Key Responsibilities
Process and clean structured and unstructured data for AI/ML pipelines.
Prepare training-ready datasets for LLM fine-tuning and evaluation workflows.
Support RAG and NL→SQL systems through data preparation and validation.
Perform data quality checks and ensure completeness and consistency.
Assist in building and maintaining data pipelines and APIs (e.g., FastAPI).
Collaborate with engineering teams to troubleshoot and optimize data workflows.
Required Skills
1–3 years of experience in data processing or data-focused roles.
Strong Python skills with experience in data libraries (Pandas, NumPy, Scikit-learn).
Experience supporting LLM workflows (fine-tuning, prompt engineering, evaluation).
Familiarity with structured (SQL) and unstructured text data.
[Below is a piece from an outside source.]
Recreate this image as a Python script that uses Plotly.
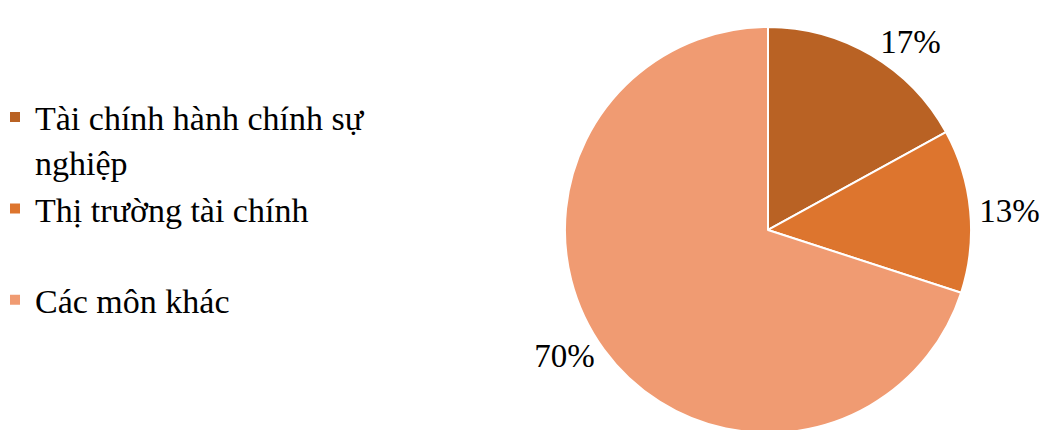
import plotly.graph_objects as go

labels = ["Tài chính hành chính sự<br>nghiệp", "Thị trường tài chính<br> ", "Các môn khác"]
values = [17, 13, 70]
colors = ["#B96224", "#DD752E", "#F09B72"]

FONT = "Liberation Serif"

fig = go.Figure(go.Pie(
    labels=labels,
    values=values,
    sort=False,
    direction="clockwise",
    rotation=0,
    marker=dict(colors=colors, line=dict(color="white", width=2)),
    textinfo="percent",
    texttemplate="%{percent:.0%}",
    textposition="outside",
    textfont=dict(family=FONT, size=33, color="black"),
    hoverinfo="label+percent",
    domain=dict(x=[552/1053, 968/1053], y=[3/430, 411/430]),
    showlegend=True,
))

fig.update_layout(
    width=1053, height=430,
    margin=dict(l=0, r=0, t=0, b=0),
    paper_bgcolor="white",
    plot_bgcolor="white",
    font=dict(family=FONT, size=34, color="black"),
    legend=dict(
        x=0, y=0.812, xanchor="left", yanchor="top",
        font=dict(family=FONT, size=34, color="black"),
        valign="top",
        indentation=-13,
        bgcolor="rgba(0,0,0,0)",
    ),
)

fig.write_html("out.html")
Understanding of data preparation for AI/ML systems.
Nice to Have
Exposure to RAG pipelines, embeddings, or evaluation metrics.
Experience with ML frameworks (PyTorch/TensorFlow) and Docker-based workflows.
Experience with CI/CD pipelines for ML systems.
Familiarity with vector databases (e.g., Chroma) and reranking techniques.
Research exposure to Transformer-based architectures.